Q Can our company be held responsible if one of our employees is subjected to homophobic abuse in the workplace?
A The Employment Equality (Sexual Orientation) Regulations 2003 prevent discrimination on the grounds of a person’s actual or perceived sexual orientation.
Recent case law has highlighted that an employer can be found liable under these regulations if an employee complains to an employment tribunal that they have been subjected to homophobic abuse in the workplace – treatment which lays the employer open to a claim of constructive dismissal and/or harassment.
Even if a comment of this nature is made without the intention of the subject hearing it, or if the subject hears of the comments indirectly, the employer can still be found liable.
Q Will the regulations apply to my company’s employees?
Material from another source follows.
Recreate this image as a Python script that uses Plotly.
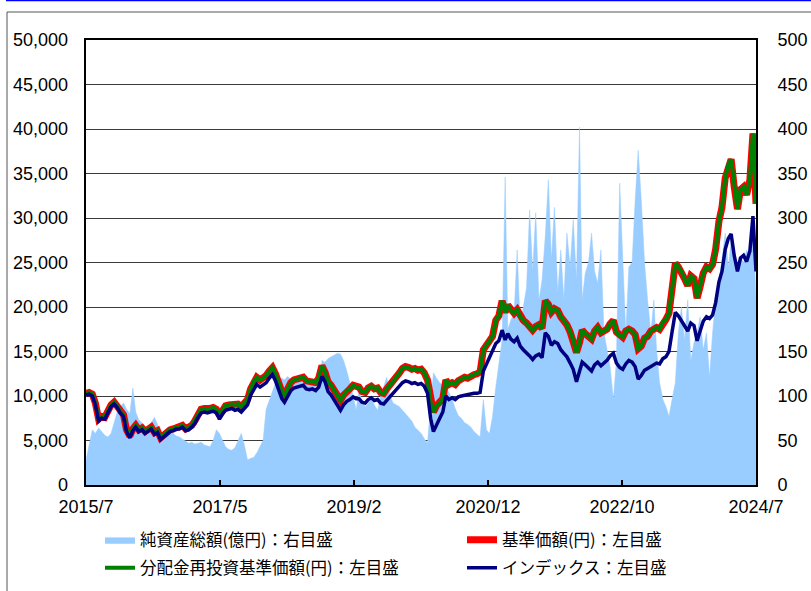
import plotly.graph_objects as go
import pandas as pd

# semi-monthly observation dates (1st and 16th), 2015/7 .. 2024/7
dates = []
for y in range(2015, 2025):
    for m in range(1, 13):
        if (y, m) < (2015, 7) or (y, m) > (2024, 7):
            continue
        dates.append(f"{y}-{m:02d}-01")
        if (y, m) != (2024, 7):
            dates.append(f"{y}-{m:02d}-16")

tick_labels = ["2015/7", "2017/5", "2019/2", "2020/12", "2022/10", "2024/7"]

# 基準価額(円)
nav = [10300, 10400, 10200, 9200, 7400, 7700, 7600, 8300, 9000, 9300, 8900, 8300, 7900,
       6200, 5500, 6300, 6700, 6200, 6400, 6000, 6300, 6500, 5900, 6100, 5300,
       5600, 6000, 6200, 6300, 6500, 6500, 6700, 6300, 6400, 6700, 7200,
       7900, 8500, 8600, 8500, 8600, 8700, 8500, 7800, 8400, 8900, 9000, 9100,
       9000, 9100, 8800, 9200, 9600, 10800, 11600, 12100, 11800, 12000, 12300, 12800,
       13200, 12500, 11400, 10500, 10100, 10900, 11500, 11800, 11900, 12000, 12100, 11700,
       11600, 11700, 11500, 12000, 13400, 12700, 11600, 11200, 10600, 10000, 9500, 10100,
       10600, 10800, 11200, 11000, 11000, 10500, 10400, 10900, 11100, 10800, 10900, 10400,
       10300, 10800, 11200, 11600, 12100, 12600, 13100, 13300, 13200, 13000, 13100, 12900,
       13000, 12600, 11800, 9300, 8200, 8900, 9200, 9700, 11800, 11300, 11500, 11300,
       11700, 11900, 12100, 12000, 12300, 12400, 12500, 12700,
       15200, 15700, 16300, 16700, 18500, 19000, 20700, 19400, 20200, 19600, 19300, 19700,
       18900, 18500, 18200, 17700, 17400, 17800, 18000, 17600,
       20700, 20300, 19400, 19800, 19600, 18900, 18500, 18000, 17200, 16300, 14900, 16000,
       17400, 17000, 16800, 16400, 17300, 17700, 17100, 17300, 17500, 18100, 18500, 17200,
       16800, 16600, 17300, 17500, 17300, 16900, 15300, 15600, 16500, 16700, 17300, 17500,
       17700, 17500, 18300, 18600, 19300, 22000, 24900, 24500, 24000, 23200, 22400, 23500,
       23200, 21000, 22300, 23800, 24500, 24300, 24800, 26500, 29600, 31200, 34500, 36000,
       36600, 33500, 31000, 33200, 33500, 32600, 34300, 39500, 31600]

# 分配金再投資基準価額(円)
nav_reinv = [10300, 10400, 10200, 9200, 7400, 7700, 7600, 8300, 9000, 9300, 8900, 8300, 7900,
       6200, 5500, 6300, 6700, 6200, 6400, 6000, 6300, 6500, 5900, 6100, 5300,
       5600, 6000, 6200, 6300, 6500, 6500, 6700, 6300, 6400, 6700, 7200,
       7900, 8500, 8600, 8500, 8600, 8700, 8500, 7800, 8400, 8900, 9000, 9100,
       9000, 9100, 8800, 9200, 9600, 10800, 11600, 12100, 11800, 12000, 12300, 12800,
       13200, 12500, 11400, 10500, 10100, 10900, 11500, 11800, 11900, 12000, 12100, 11700,
       11600, 11700, 11500, 12000, 13400, 12700, 11600, 11200, 10600, 10000, 9500, 10100,
       10600, 10800, 11200, 11000, 11000, 10500, 10400, 10900, 11100, 10800, 10900, 10400,
       10300, 10800, 11200, 11600, 12100, 12600, 13100, 13300, 13200, 13000, 13100, 12900,
       13000, 12600, 11800, 9300, 8200, 8900, 9200, 9700, 11800, 11300, 11500, 11300,
       11700, 11900, 12100, 12000, 12300, 12400, 12500, 12700,
       15200, 15700, 16300, 16700, 18500, 19000, 20700, 19400, 20200, 19600, 19300, 19700,
       18900, 18500, 18200, 17700, 17400, 17800, 18000, 17600,
       20700, 20300, 19400, 19800, 19600, 18900, 18500, 18000, 17200, 16300, 14900, 16000,
       17400, 17000, 16800, 16400, 17300, 17700, 17100, 17300, 17500, 18100, 18500, 17200,
       16800, 16600, 17300, 17500, 17300, 16900, 15300, 15600, 16500, 16700, 17300, 17500,
       17700, 17500, 18300, 18600, 19300, 22000, 24900, 24500, 24000, 23200, 22400, 23500,
       23200, 21000, 22300, 23800, 24500, 24300, 24800, 26500, 29600, 31200, 34500, 36000,
       36600, 33500, 31000, 33200, 33500, 32600, 34300, 39500, 31600]

# インデックス
index_vals = [10100, 10200, 10000, 9000, 7200, 7500, 7400, 8100, 8800, 9100, 8700, 8100, 7700,
       6000, 5300, 6100, 6500, 6000, 6200, 5800, 6100, 6300, 5700, 5900, 5100,
       5400, 5800, 6000, 6100, 6300, 6300, 6500, 6100, 6200, 6500, 6900,
       7600, 8100, 8200, 8100, 8200, 8300, 8100, 7400, 8000, 8400, 8500, 8600,
       8400, 8500, 8200, 8600, 9000, 10100, 10800, 11300, 11000, 11200, 11500, 12000,
       12400, 11700, 10600, 9700, 9300, 10000, 10600, 10900, 11000, 11100, 11200, 10800,
       10700, 10800, 10600, 11000, 12200, 11600, 10500, 10100, 9500, 8900, 8400, 9000,
       9400, 9600, 9900, 9700, 9700, 9300, 9200, 9600, 9800, 9500, 9600, 9200,
       9100, 9500, 9900, 10200, 10700, 11100, 11500, 11700, 11600, 11400, 11500, 11300,
       11400, 11100, 10300, 7500, 6000, 6800, 7500, 8200, 10000, 9600, 9800, 9600,
       9900, 10000, 10100, 10100, 10200, 10300, 10300, 10400,
       12800, 13600, 14300, 15200, 15900, 16200, 17400, 16300, 17000, 16400, 16100, 16500,
       15600, 15200, 14900, 14500, 14100, 14500, 14700, 14300,
       17100, 16700, 15700, 16100, 15900, 15200, 14800, 14400, 13700, 13000, 11600, 12700,
       13800, 13500, 13200, 12800, 13500, 13800, 13400, 13700, 14000, 14500, 14800, 13700,
       13200, 13000, 13600, 14000, 13800, 13300, 11900, 12300, 12900, 13100, 13300, 13500,
       13700, 13600, 14200, 14400, 15000, 17200, 19400, 19000, 18500, 17900, 17300, 18200,
       17900, 16200, 17200, 18400, 18900, 18700, 19100, 20500, 22800, 24000, 26500, 27700,
       28200, 25800, 24000, 25500, 25800, 25100, 26300, 30200, 24000]

# 純資産総額(億円)
net_assets = [28, 45, 62, 58, 64, 60, 56, 54, 58, 70, 82, 88, 92, 85, 80, 109, 82, 73, 70, 66,
       65, 70, 76, 68, 56, 58, 60, 62, 58, 55, 54, 52, 49, 47, 48, 46, 47, 48, 45, 44,
       43, 50, 62, 58, 50, 43, 40, 39, 42, 50, 58, 45, 28, 30, 31, 36, 43, 50, 85, 96,
       105, 115, 118, 120, 118, 122, 119, 117, 120, 118, 114, 118, 120, 115, 110, 107, 140, 138, 142, 144,
       146, 148, 147, 140, 128, 115, 100, 84, 107, 95, 88, 92, 96, 90, 84, 100, 112, 121, 100, 92,
       90, 88, 84, 80, 76, 72, 65, 62, 58, 52, 47, 90, 126, 120, 115, 112, 110, 104, 96, 86,
       78, 75, 70, 68, 65, 60, 57, 54, 96, 62, 58, 77, 110, 137, 163, 346, 175, 185, 193, 264,
       178, 200, 222, 309, 240, 306, 208, 230, 280, 343, 253, 312, 216, 264, 208, 283, 245, 298, 230, 402,
       208, 238, 250, 283, 240, 227, 264, 171, 152, 133, 96, 140, 339, 264, 171, 245, 250, 320, 376, 320,
       250, 208, 171, 208, 152, 115, 96, 88, 77, 96, 115, 171, 200, 163, 208, 140, 160, 171, 189, 152,
       171, 121, 171, 208, 227, 253, 283, 245, 275, 250, 245, 256, 250, 264, 256, 301, 208]

for s in (nav, nav_reinv, index_vals, net_assets):
    assert len(s) == len(dates), (len(s), len(dates))

tick_positions = pd.date_range(dates[0], dates[-1], periods=len(tick_labels))

# plot area in pixels: x 86..756, y 40..485
def px_x(p):
    return (p - 86) / 670.0

def px_y(p):
    return (485 - p) / 445.0

fig = go.Figure()
fig.add_trace(go.Scatter(x=dates, y=net_assets, name="純資産総額(億円)：右目盛", mode="lines",
                         fill="tozeroy", fillcolor="#99CCFF", line=dict(color="#99CCFF", width=0.5),
                         yaxis="y", legend="legend"))
fig.add_trace(go.Scatter(x=dates, y=nav, name="基準価額(円)：左目盛", mode="lines",
                         line=dict(color="#FF0000", width=7), yaxis="y2", legend="legend2"))
fig.add_trace(go.Scatter(x=dates, y=nav_reinv, name="分配金再投資基準価額(円)：左目盛", mode="lines",
                         line=dict(color="#008000", width=4), yaxis="y2", legend="legend3"))
fig.add_trace(go.Scatter(x=dates, y=index_vals, name="インデックス：左目盛", mode="lines",
                         line=dict(color="#000080", width=3.5), yaxis="y2", legend="legend4"))

tick_font = dict(family="Liberation Sans, Arial, sans-serif", size=18, color="#000000")
leg_font = dict(family="Noto Sans CJK JP, sans-serif", size=16.5, color="#000000")

def leg(xp, yp):
    return dict(orientation="h", x=px_x(xp), xanchor="left", y=px_y(yp), yanchor="middle",
                font=leg_font, bgcolor="rgba(0,0,0,0)", itemclick=False, itemdoubleclick=False)

fig.update_layout(
    width=811, height=591,
    margin=dict(l=86, r=55, t=40, b=106, autoexpand=False),
    paper_bgcolor="white", plot_bgcolor="white",
    xaxis=dict(type="date", range=[dates[0], dates[-1]], tickvals=tick_positions, ticktext=tick_labels,
               ticks="inside", ticklen=5, tickwidth=1.5, tickcolor="#000000",
               showgrid=False, showline=True, linecolor="#000000", linewidth=2, mirror=True,
               tickfont=tick_font, zeroline=False, automargin=False, ticklabelstandoff=4),
    yaxis=dict(range=[0, 500], dtick=50, side="right", showgrid=True, gridcolor="#3a3a3a", gridwidth=1,
               showline=True, linecolor="#000000", linewidth=2, mirror=True, ticks="",
               tickfont=tick_font, zeroline=False, ticklabelstandoff=16, automargin=False),
    yaxis2=dict(range=[0, 50000], dtick=5000, side="left", overlaying="y", tickformat=",",
                showgrid=False, showline=False, ticks="", tickfont=tick_font, zeroline=False,
                ticklabelstandoff=17, automargin=False),
    legend=leg(100, 540),
    legend2=leg(462, 540),
    legend3=leg(100, 568),
    legend4=leg(462, 568),
    showlegend=True,
    shapes=[
        dict(type="line", xref="paper", yref="paper", x0=px_x(6), x1=px_x(811), y0=px_y(0.5), y1=px_y(0.5),
             line=dict(color="#0000FF", width=1.5)),
        dict(type="line", xref="paper", yref="paper", x0=px_x(7), x1=px_x(811), y0=px_y(12), y1=px_y(12),
             line=dict(color="#555555", width=1)),
        dict(type="line", xref="paper", yref="paper", x0=px_x(7), x1=px_x(7), y0=px_y(12), y1=px_y(591),
             line=dict(color="#555555", width=1)),
    ],
)

fig.write_html("out.html", config={"displayModeBar": False},
               post_script="document.body.style.margin='0px';document.body.style.overflow='hidden';")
A The regulations apply to all employers and they apply throughout the employment relationship – from the recruitment process to dismissal and sometimes even after employment.
Q What should I do if an employee complains that such comments have been made?
A All allegations about language of this type should be investigated as soon as they come to your attention. Instances of this behaviour reflect a breakdown in communication between the employees in question, and so a proper investigation can address the problem at this point rather than allowing matters to get out of hand.
The accused employee must have the chance to apologise and any exceptional circumstances such as personal trauma (particularly when the accused employee has no previous history of behaviour of this kind) should be taken into account. If appropriate, you should take disciplinary action in line with the relevant policies.
It must be made clear to your employees that the procedures you have in place will be rigorously enforced. Employees should feel confident that their complaint will be treated seriously, that managers will deal with the cause of the problem, and that the process will be confidential.
If resources allow, it is recommended that organisations have a named individual who is trained and specifically responsible for dealing with employment equality issues and complaints.
Q I work in a company where ‘off the cuff’ remarks between workers are often shared. I believe they are considered as part of the ‘banter’. How can I manage such behaviour?
A Prevention is always better than cure. It is important to build a culture of inclusion within your organisation. Employers must not assume all of their employees are heterosexual and policies and procedures should be checked to make sure that they do not indirectly exclude some staff.
Your employees must be made aware that any form of comment of this nature is unacceptable, whether it is made within earshot of the subject or not.
The simplest way of achieving this is by making sure your equal opportunities policy and the training that you give your staff are as robust as possible. This policy and training should include some notification of the impact that the regulations have for employees and employers. They should focus in part on the use of inappropriate language, including homophobic comments and jokes, which may have been intended as ‘banter’ but which have the effect of being degrading or distressing.
If it has been some time since your employees were advised to look at or were taken through your organisation’s equal opportunities policy, a refreshment seminar/workshop may well be in order. You should also consider addressing the matter with managers who are responsible for monitoring the work of their team and for addressing problems when they arise.
This will assist in reducing the likelihood of discrimination, harassment and victimisation occurring, and may help to limit liability if a complaint is made.